The following letter to the editor by ITLA President Christopher T. Hurley was published in Crain’s Chicago Business on January 23, 2017.
Gov. Bruce Rauner disingenuously claims that he’d like a balanced approach to improving workers’ compensation (“Bruce Rauner: My case for workers’ comp reform”), but demands that workers, especially those nearing retirement age, bear the financial brunt of his proposed changes.
In truth, Illinoisans already forfeited longstanding rights as part of the 2011 changes to Illinois workers comp’ laws – the same legislation that prompted a steep jump in insurance companies’ profits without a concurrent fall in the cost to employers, due to the state’s lax regulation of workers’ comp insurers.

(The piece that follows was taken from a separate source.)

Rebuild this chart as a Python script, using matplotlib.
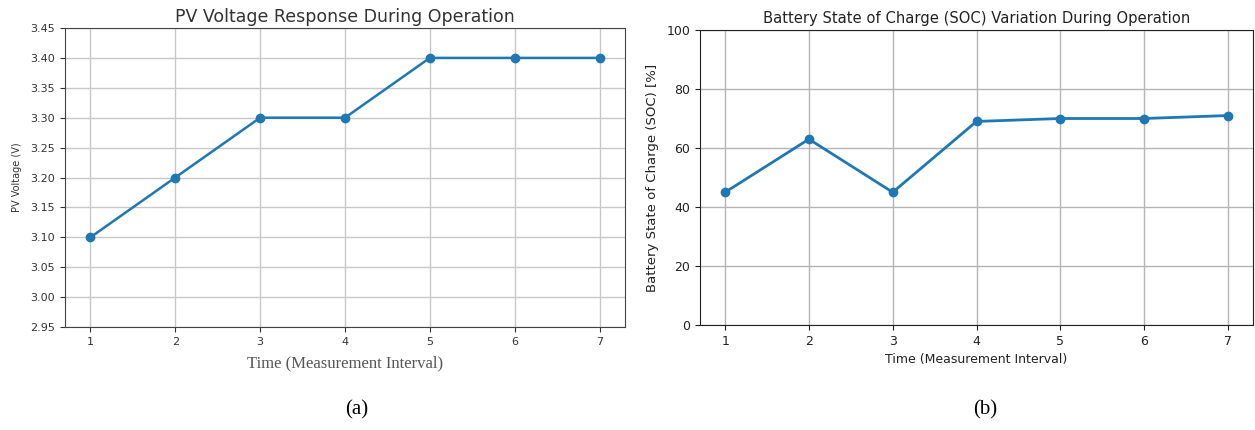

The governor’s effort to cut the number of injured workers eligible to receive benefits would only shift the price of workplace injury to taxpayers. Workers are consumers and business customers, too. Reducing their economic wherewithal and forcing them to seek charity medical care only ensures that the rest of us will collectively absorb the costs that should instead be covered by a robust workers’ comp system.
The governor has said Illinois should emulate Indiana. But he ignores the fact that wages are a primary driver behind an employer’s workers’ comp expenses – and that Illinoisans earn more than Hoosiers (something most of us view as a positive). He also glosses over the morally repugnant discrepancy in how much less Indiana values serious injuries. As Crain’s recently reported, a lost thumb is worth $108,584 under Illinois law while Indiana offers less than half that amount.
The first step towards fixing our state’s economy is for the governor to rectify his ongoing failure to enact a budget – a feat accomplished by all of his predecessors, Republicans and Democrats. Thereafter, the reform agenda he should be focusing on is safer workplaces and stricter oversight of workers’ comp insurers, not further eroding injured workers’ rights.